2. Overestimation of the amount of control physicians have over outcomes. This becomes obvious to any provider who has been in practice long enough and humbled enough to realize our limitations.

3. Failure to recognize the difference between an error and a complication. This has been a huge problem ever since the infamous “First do no harm” article appeared. Briefly, a complication is an unwanted medical outcome (noun) while an error is an action (verb) that may or may not lead to a complication. So, if penicillin is given to a patient with no prior history of exposure and they have a severe anaphylactic reaction that is a complication. If that patient had a known history of allergy and was given the drug, the error is the failure to recognize the allergy history, not the ensuing reaction. Likewise, a post-op infection is a complication. If it is found that then instruments were improperly sterilized, that is the error, not the infection. I have yet to see anyone who has properly made this important distinction, although I do know many have given up trying. Huge mistake.

4. Patients are 100 percent compliant. This is the only way a quality-based system is going to work. Any physician who has in practice long enough recognizes how much patient motivation and, on occasion, secondary gain issues can affect outcomes.

5. Failure to recognize a physician’s experience. Think of it. Which physician would you rather have treating you? The one who has used the same procedure successfully for twenty years, or the one who is now being pressured to follow a cookbook protocol? Worse still, what if you were diabetic and you were unable to even get that procedure because you are now considered to be high-risk?

6. Failure to determine what the patient wants or expects from treatment. Perhaps the elderly patient would prefer to be left alone and live the rest of their life in peace rather than being constantly harassed to control their blood sugar and blood pressure.
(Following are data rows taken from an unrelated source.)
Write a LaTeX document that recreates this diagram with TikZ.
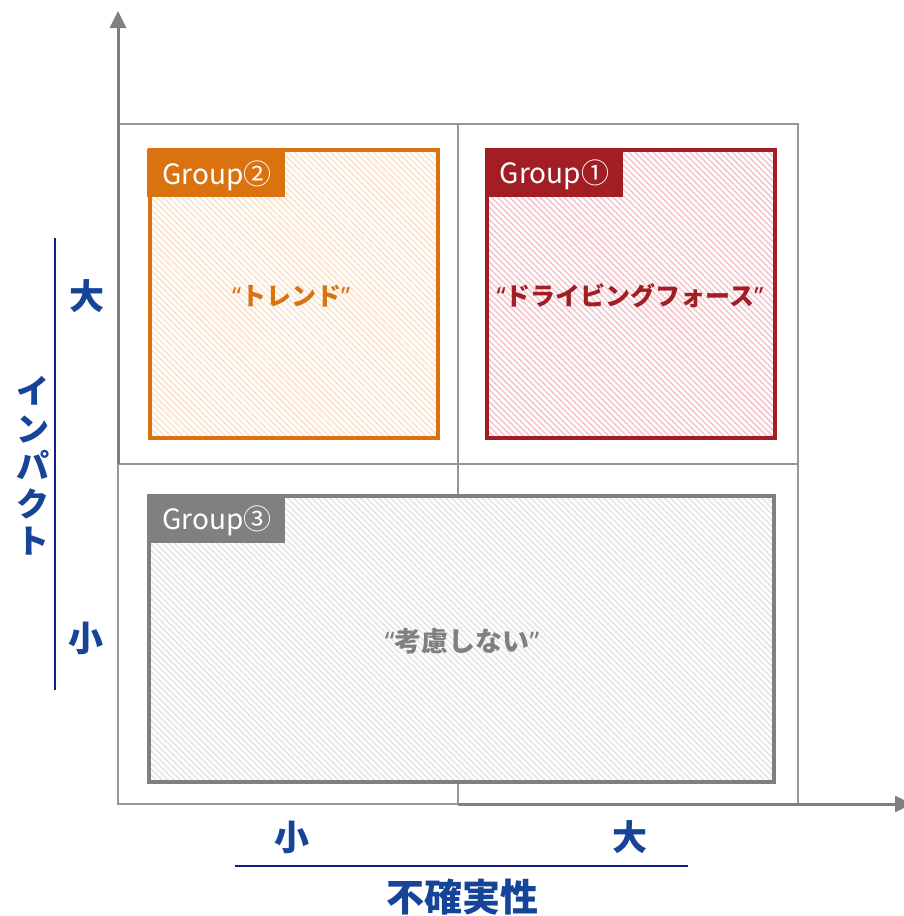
\documentclass[tikz,border=0pt]{standalone}
\usepackage{fontspec}
\usetikzlibrary{arrows.meta,patterns.meta}
\newfontfamily\jp{Noto Sans CJK JP}
\newfontfamily\qf{Noto Sans}
\definecolor{orng}{RGB}{218,114,15}
\definecolor{orngl}{RGB}{252,228,204}
\definecolor{redd}{RGB}{163,30,36}
\definecolor{reddl}{RGB}{245,198,203}
\definecolor{gryy}{RGB}{128,128,128}
\definecolor{gryyl}{RGB}{230,230,230}
\definecolor{gridc}{RGB}{150,150,150}
\definecolor{bluet}{RGB}{22,68,152}
\definecolor{navyl}{RGB}{20,30,130}
\newcommand{\myLQ}{{\qf\bfseries “}}
\newcommand{\myRQ}{{\qf\bfseries ”}}
\tikzset{
  gbox/.style={draw, line width=4pt, inner sep=0pt, outer sep=0pt,
     preaction={fill=white},
     pattern={Lines[angle=-45,distance=4.3pt,line width=1.6pt]}},
  gtab/.style={inner sep=0pt, outer sep=0pt, minimum width=138pt, minimum height=48pt},
  glabel/.style={text=white, font=\jp\fontsize{28}{30}\selectfont, inner sep=0pt},
  ctext/.style={font=\jp\bfseries\fontsize{25}{30}\selectfont, inner sep=0pt},
  axlab/.style={text=bluet, font=\jp\bfseries\fontsize{35}{40}\selectfont, inner sep=0pt},
  gridline/.style={draw=gridc, line width=1.3pt},
  axis/.style={draw=gryy, line width=3pt, -{Triangle[width=16pt,length=17pt]}},
  navyline/.style={draw=navyl, line width=1.2pt}
}
\begin{document}
\begin{tikzpicture}[x=1pt,y=-1pt]
\useasboundingbox (0,0) rectangle (903,916);
% grid
\draw[gridline] (118,124) rectangle (798,804);
\coordinate (gtop) at (458,124);
\coordinate (gbot) at (458,804);
\coordinate (gleft) at (118,464);
\coordinate (gright) at (798,464);
\draw[gridline] (gtop) -- (gbot);
\draw[gridline] (gleft) -- (gright);
% axes
\coordinate (vstart) at (118,464);
\coordinate (vend) at (118,11);
\coordinate (hstart) at (458,804);
\coordinate (hend) at (912,804);
\draw[axis] (vstart) -- (vend);
\draw[axis] (hstart) -- (hend);
% group boxes
\node[gbox, draw=orng, pattern color=orngl, minimum width=288pt, minimum height=288pt] (g2) at (293.5,293.5) {};
\node[gbox, draw=redd, pattern color=reddl, minimum width=288pt, minimum height=288pt] (g1) at (630.5,293.5) {};
\node[gbox, draw=gryy, pattern color=gryyl, minimum width=625pt, minimum height=286pt] (g3) at (461.5,639) {};
% tabs
\node[gtab, fill=orng] (t2) at (216,173) {};
\node[glabel] (l2) at (217,175.5) {Group②};
\node[gtab, fill=redd] (t1) at (553.5,172.5) {};
\node[glabel] (l1) at (554.5,175) {Group①};
\node[gtab, fill=gryy] (t3) at (216,518.5) {};
\node[glabel] (l3) at (217,521) {Group③};
% centre texts
\node[ctext, text=orng] (c2) at (291,296) {\myLQ トレンド\myRQ};
\node[ctext, text=redd] (c1) at (630,296) {\myLQ ドライビングフォース\myRQ};
\node[ctext, text=gryy, font=\jp\bfseries\fontsize{27}{30}\selectfont] (c3) at (462,641) {\myLQ 考慮しない\myRQ};
% vertical axis labels
\coordinate (vl1) at (55,238);
\coordinate (vl2) at (55,690);
\draw[navyline] (vl1) -- (vl2);
\node[axlab] (ybig) at (87,296) {大};
\node[axlab] (ysmall) at (86,638) {小};
\node[axlab, align=center, font=\jp\bfseries\fontsize{33}{37.5}\selectfont] (ytitle) at (33,466) {イ\\ン\\パ\\ク\\ト};
% horizontal axis labels
\coordinate (hl1) at (235,866);
\coordinate (hl2) at (688,866);
\draw[navyline] (hl1) -- (hl2);
\node[axlab] (xsmall) at (292,837) {小};
\node[axlab] (xbig) at (630,837) {大};
\node[axlab, font=\jp\bfseries\fontsize{38}{42}\selectfont] (xtitle) at (462,897) {不確実性};
\end{tikzpicture}
\end{document}
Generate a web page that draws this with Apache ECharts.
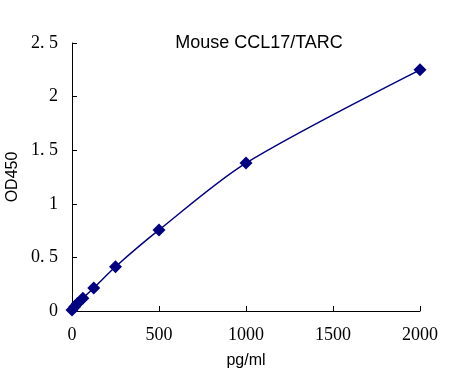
<!DOCTYPE html>
<html><head><meta charset="utf-8">
<script src="https://cdn.jsdelivr.net/npm/echarts@6/dist/echarts.min.js"></script>
<style>html,body{margin:0;padding:0;background:#fff}#c{width:465px;height:380px}</style>
</head><body><div id="c"></div>
<script>
const concentrations = [0, 15.6, 31.25, 62.5, 125, 250, 500, 1000, 2000];
const od450 = [0.01, 0.04, 0.07, 0.12, 0.215, 0.413, 0.756, 1.38, 2.25];
const xTicks = [0, 500, 1000, 1500, 2000];
const yTicks = [0, 0.5, 1, 1.5, 2, 2.5];
const titleText = 'Mouse CCL17/TARC';
const xName = 'pg/ml';
const yName = 'OD450';

const chart = echarts.init(document.getElementById('c'));
chart.setOption({
  animation: false,
  backgroundColor: '#fff',
  title: {text: titleText, left: 254, top: 29, textAlign: 'center',
    textStyle: {fontFamily: 'Liberation Sans', fontSize: 18, fontWeight: 'normal', color: '#000'}},
  grid: {left: 72, right: 45, top: 43, bottom: 69, containLabel: false, outerBoundsMode: 'none'},
  xAxis: {type: 'value', min: xTicks[0], max: xTicks[xTicks.length-1], interval: 500,
    name: xName, nameLocation: 'middle', nameGap: 42,
    nameTextStyle: {fontFamily: 'Liberation Sans', fontSize: 16, color: '#000'},
    axisLine: {show: true, lineStyle: {color: '#000', width: 1}},
    axisTick: {show: true, inside: true, length: 5, lineStyle: {color: '#000'}},
    axisLabel: {fontFamily: 'Liberation Serif', fontSize: 18, color: '#000', margin: 15,
      formatter: v => String(v)},
    splitLine: {show: false}},
  yAxis: {type: 'value', min: yTicks[0], max: yTicks[yTicks.length-1], interval: 0.5,
    name: yName, nameLocation: 'middle', nameGap: 43,
    nameTextStyle: {fontFamily: 'Liberation Sans', fontSize: 16, color: '#000'},
    axisLine: {show: true, lineStyle: {color: '#000', width: 1}},
    axisTick: {show: true, inside: true, length: 5, lineStyle: {color: '#000'}},
    axisLabel: {fontFamily: 'Liberation Serif', fontSize: 18, color: '#000', margin: 14,
      formatter: v => String(v).replace('.', '. ')},
    splitLine: {show: false}},
  series: [{type: 'line', smooth: 0.3,
    data: concentrations.map((c, i) => [c, od450[i]]),
    symbol: 'diamond', symbolSize: 13,
    lineStyle: {color: '#000080', width: 1.5},
    itemStyle: {color: '#000080'}}]
});
</script></body></html>
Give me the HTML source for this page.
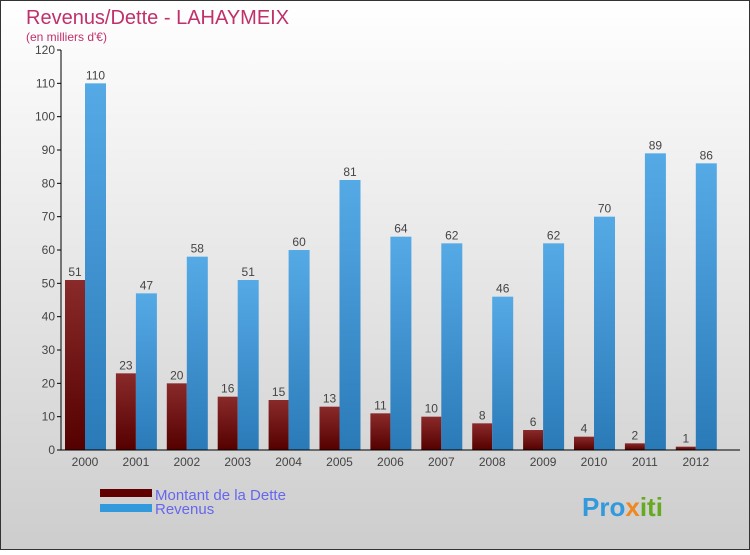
<!DOCTYPE html>
<html><head><meta charset="utf-8"><style>
body{margin:0;}
#c{width:750px;height:550px;position:relative;}
svg text{font-family:"Liberation Sans",sans-serif;}
</style></head><body>
<div id="c">
<svg id="s" width="750" height="550" xmlns="http://www.w3.org/2000/svg">
<defs>
<linearGradient id="bg" x1="0" y1="0" x2="0" y2="1"><stop offset="0" stop-color="#ffffff"/><stop offset="1" stop-color="#cdcdcd"/></linearGradient>
<linearGradient id="gd" x1="0" y1="0" x2="0" y2="1"><stop offset="0" stop-color="#8a2a2a"/><stop offset="1" stop-color="#550000"/></linearGradient>
<linearGradient id="gr" x1="0" y1="0" x2="0" y2="1"><stop offset="0" stop-color="#55aae6"/><stop offset="1" stop-color="#2a7ab8"/></linearGradient>
</defs>
<rect x="0.5" y="0.5" width="749" height="549" fill="url(#bg)" stroke="#333"/>
<text x="26" y="24" font-size="20" fill="#c0306a">Revenus/Dette - LAHAYMEIX</text>
<text x="26" y="41" font-size="12" fill="#c0306a">(en milliers d'€)</text>
<g id="plot"></g>
<rect x="100" y="489" width="52" height="8" fill="#600000"/>
<text x="155" y="500" font-size="15" fill="#6666ee">Montant de la Dette</text>
<rect x="100" y="504" width="52" height="8" fill="#3399dd"/>
<text x="155" y="514" font-size="15" fill="#6666ee">Revenus</text>
<text x="582" y="516" font-size="26" font-weight="bold" fill="#3399dd">Pro<tspan fill="#ee8822">x</tspan><tspan fill="#66aa22">iti</tspan></text>
</svg></div>
<script>
const years=["2000","2001","2002","2003","2004","2005","2006","2007","2008","2009","2010","2011","2012"];
const debt=[51,23,20,16,15,13,11,10,8,6,4,2,1];
const revenue=[110,47,58,51,60,81,64,62,46,62,70,89,86];
const yTicks=[0,10,20,30,40,50,60,70,80,90,100,110,120];
const NS="http://www.w3.org/2000/svg";
const g=document.getElementById('plot');
const y=v=>450-v*400/120;
const x=i=>85+i*50.9;
function el(t,a){const e=document.createElementNS(NS,t);for(const k in a)e.setAttribute(k,a[k]);g.appendChild(e);return e;}
yTicks.forEach(v=>{
 const t=el('line',{x1:57,x2:61,y1:y(v),y2:y(v),stroke:'#000'});
 
 
 const l=el('text',{x:55,y:y(v)+4,'font-size':12,'text-anchor':'end',fill:'#444'});l.textContent=v;
 
 
});
years.forEach((yr,i)=>{
 const cx=x(i);
 const b1=el('rect',{x:cx-20,y:y(debt[i]),width:20,height:450-y(debt[i]),fill:'url(#gd)'});
 
 
 const b2=el('rect',{x:cx,y:y(revenue[i]),width:21,height:450-y(revenue[i]),fill:'url(#gr)'});
 
 
 const t1=el('text',{x:cx-10,y:y(debt[i])-4,'font-size':12,'text-anchor':'middle',fill:'#444'});t1.textContent=debt[i];
 
 
 const t2=el('text',{x:cx+10.5,y:y(revenue[i])-4,'font-size':12,'text-anchor':'middle',fill:'#444'});t2.textContent=revenue[i];
 
 
 const xl=el('text',{x:cx,y:466,'font-size':12,'text-anchor':'middle',fill:'#444'});xl.textContent=yr;
 
 
});
const ax=el('line',{x1:61,x2:61,y1:50,y2:450,stroke:'#000'});


const bx=el('line',{x1:61,x2:740,y1:450,y2:450,stroke:'#000'});


</script>
</body></html>
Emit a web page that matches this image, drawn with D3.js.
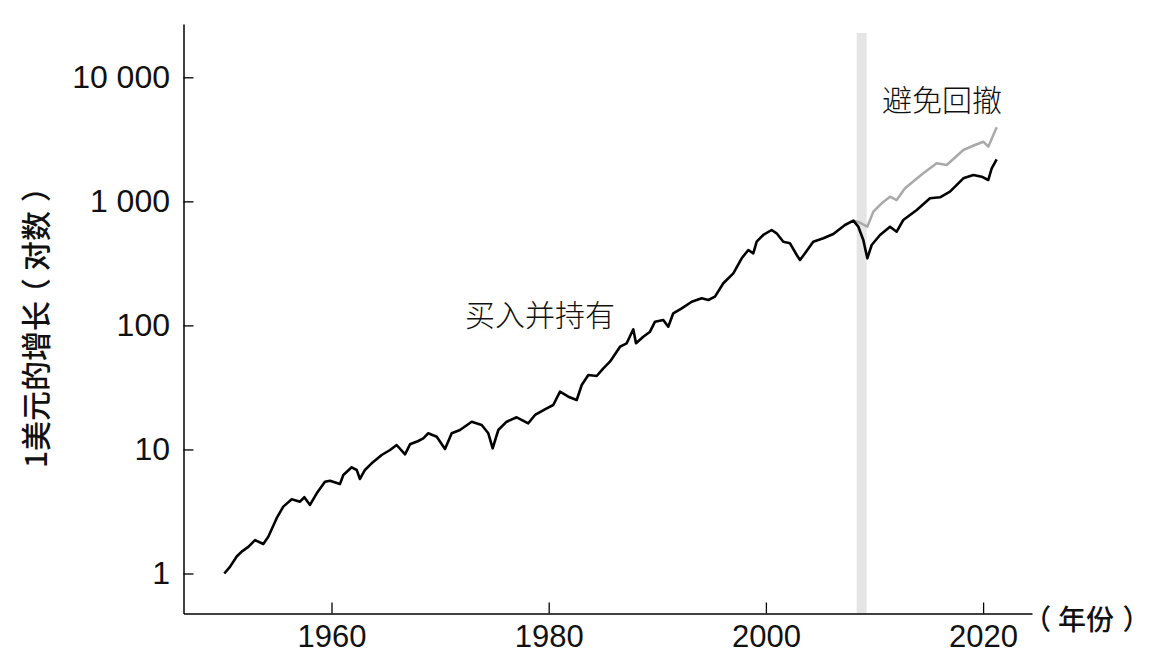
<!DOCTYPE html>
<html><head><meta charset="utf-8">
<script src="https://cdn.jsdelivr.net/npm/d3@7"></script>
<style>
body{margin:0;background:#fff}
.num{font-family:"Helvetica Neue",Helvetica,"Liberation Sans",Arial,sans-serif;font-weight:300}
.cjk{font-family:"Noto Sans CJK SC","Noto Sans",sans-serif}
</style>
</head><body>
<svg id="c" width="1158" height="664"></svg>
<script>
// ---- data ----
const years = [1950.13,1950.65,1951.27,1951.73,1952.34,1952.96,1953.72,1954.18,1954.95,1955.56,1956.34,1957.10,1957.50,1958.02,1958.64,1959.40,1959.86,1960.78,1961.09,1961.86,1962.32,1962.62,1963.08,1963.70,1964.62,1965.39,1966.00,1966.77,1967.23,1967.99,1968.45,1968.91,1969.69,1970.45,1971.07,1971.83,1972.91,1973.83,1974.44,1974.84,1975.36,1976.13,1977.05,1978.12,1978.74,1979.82,1980.42,1981.04,1981.81,1982.58,1983.04,1983.65,1984.42,1985.03,1985.64,1985.95,1986.57,1987.18,1987.79,1988.04,1988.71,1989.33,1989.79,1990.55,1991.01,1991.47,1992.25,1993.17,1994.09,1994.70,1995.31,1996.08,1997.00,1997.77,1998.38,1998.84,1999.15,1999.76,2000.53,2000.99,2001.60,2002.22,2002.84,2003.14,2003.60,2004.36,2005.29,2006.21,2007.28,2008.05,2008.51,2008.97,2009.34,2009.74,2010.51,2011.43,2012.04,2012.65,2013.89,2015.11,2016.03,2016.95,2018.18,2019.10,2019.87,2020.48,2020.79,2021.25];
const buyHold = [1.00,1.13,1.37,1.50,1.64,1.86,1.73,1.98,2.79,3.46,3.96,3.79,4.12,3.57,4.43,5.50,5.60,5.27,6.22,7.18,6.83,5.78,6.83,7.73,9.02,9.90,10.86,9.14,11.00,11.70,12.30,13.50,12.67,10.08,13.50,14.35,16.74,15.74,13.50,10.21,14.35,16.74,18.16,16.25,18.96,21.46,22.82,29.21,26.62,25.03,33.07,39.82,39.09,45.10,50.98,55.93,67.35,71.73,93.0,71.73,81.1,88.96,107.1,110.5,97.6,125.2,137.3,155.2,165.4,160.2,170.4,218.5,263.0,347.4,405.3,381.2,472.9,535.6,587.5,552.5,472.9,459.0,369.4,336.7,381.2,472.9,503.6,545.4,644.8,698.2,624.6,488.0,347.4,444.7,535.6,624.6,569.2,707.3,851.6,1058,1078,1196,1534,1631,1580,1486,1846,2183];
const avoidYears = [2008.05,2008.51,2009.34,2009.89,2010.66,2011.43,2012.04,2012.81,2014.49,2015.73,2016.65,2018.18,2019.25,2020.02,2020.48,2021.25];
const avoidValues = [698.2,682,624.6,825.2,964.6,1090,1025,1274,1683,2026,1963,2594,2846,3025,2757,3954];
const bandYears = [2008.36, 2009.28];
const yTicks = [1,10,100,1000,10000];
const yTickLabels = ["1","10","100","1 000","10 000"];
const xTicks = [1960,1980,2000,2020];
const xTickLabels = ["1960","1980","2000","2020"];
const yTitle = "1美元的增长（对数）";
const xTitle = "（年份）";
const labelBuy = "买入并持有";
const labelAvoid = "避免回撤";

// ---- scales ----
const x = d3.scaleLinear().domain([1960,2020]).range([331.5,983.1]);
x.domain([x.invert(183.5), x.invert(1032)]).range([183.5,1032]);
const y = d3.scaleLog().domain([1,10000]).range([573.5,77.3]);
y.domain([y.invert(613.5), y.invert(24)]).range([613.5,24]);

const svg = d3.select("#c");

// band
svg.append("rect")
  .attr("x", x(bandYears[0])).attr("width", x(bandYears[1]) - x(bandYears[0]))
  .attr("y", 33).attr("height", y.range()[0] - 33)
  .attr("fill", "#e5e5e5");

const line = d3.line().x(d => x(d[0])).y(d => y(d[1]));

svg.append("path")
  .datum(avoidYears.map((t,i) => [t, avoidValues[i]]))
  .attr("d", line).attr("fill","none").attr("stroke","#a9a9a9")
  .attr("stroke-width",2.5).attr("stroke-linejoin","round");

svg.append("path")
  .datum(years.map((t,i) => [t, buyHold[i]]))
  .attr("d", line).attr("fill","none").attr("stroke","#000")
  .attr("stroke-width",2.6).attr("stroke-linejoin","round");

// axes
const yAxis = svg.append("g").attr("transform","translate(183.5,0)")
  .call(d3.axisLeft(y).tickValues(yTicks).tickFormat((d,i)=>yTickLabels[i])
    .tickSize(-10).tickSizeOuter(0).tickPadding(13.5));
const xAxis = svg.append("g").attr("transform","translate(0,613.5)")
  .call(d3.axisBottom(x).tickValues(xTicks).tickFormat((d,i)=>xTickLabels[i])
    .tickSize(-11).tickSizeOuter(0).tickPadding(11));
[yAxis, xAxis].forEach(g => {
  g.select(".domain").attr("stroke","#000").attr("stroke-width",1.5);
  g.selectAll(".tick line").attr("stroke","#000").attr("stroke-width",1.3);
  g.selectAll(".tick text").attr("class","num").attr("fill","#111");
});
yAxis.selectAll(".tick text").style("font-size","32px");
xAxis.selectAll(".tick text").style("font-size","31px");

// helper: CJK text with visually centered full-width parentheses
function cjkText(sel, str) {
  let carry = 0;
  Array.from(str).forEach(ch => {
    let dx = carry; carry = 0;
    if (ch === "（") { dx -= 0.24; carry = 0.24; }
    if (ch === "）") { dx += 0.3; }
    const t = sel.append("tspan").text(ch);
    if (dx !== 0) t.attr("dx", dx + "em");
  });
  return sel;
}

// titles & annotations
cjkText(svg.append("text").attr("class","cjk")
  .attr("transform","translate(34,320) rotate(-90)")
  .attr("text-anchor","middle").attr("dominant-baseline","central")
  .style("font-size","30px").style("font-weight",500).attr("fill","#111"), yTitle);
cjkText(svg.append("text").attr("class","cjk")
  .attr("x",1030).attr("y",630)
  .style("font-size","28px").style("font-weight",500).attr("fill","#111"), xTitle);
svg.append("text").attr("class","cjk")
  .attr("x",465).attr("y",326.4)
  .style("font-size","30px").style("font-weight",300).attr("fill","#111")
  .text(labelBuy);
svg.append("text").attr("class","cjk")
  .attr("x",882).attr("y",111.4)
  .style("font-size","30px").style("font-weight",300).attr("fill","#111")
  .text(labelAvoid);
</script>
</body></html>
7. Painting all providers with the same brush. Admittedly, reimbursement based on quality may be better for some specialties and providers but certainly not all. A hybrid system may be the best compromise.

After the low-hanging fruit has been picked, there is only one, totally predictable outcome. Physicians are going to avoid treating high risk, non-cooperative patients. It is already happening.

Thomas D. Guastavino is an orthopedic surgeon.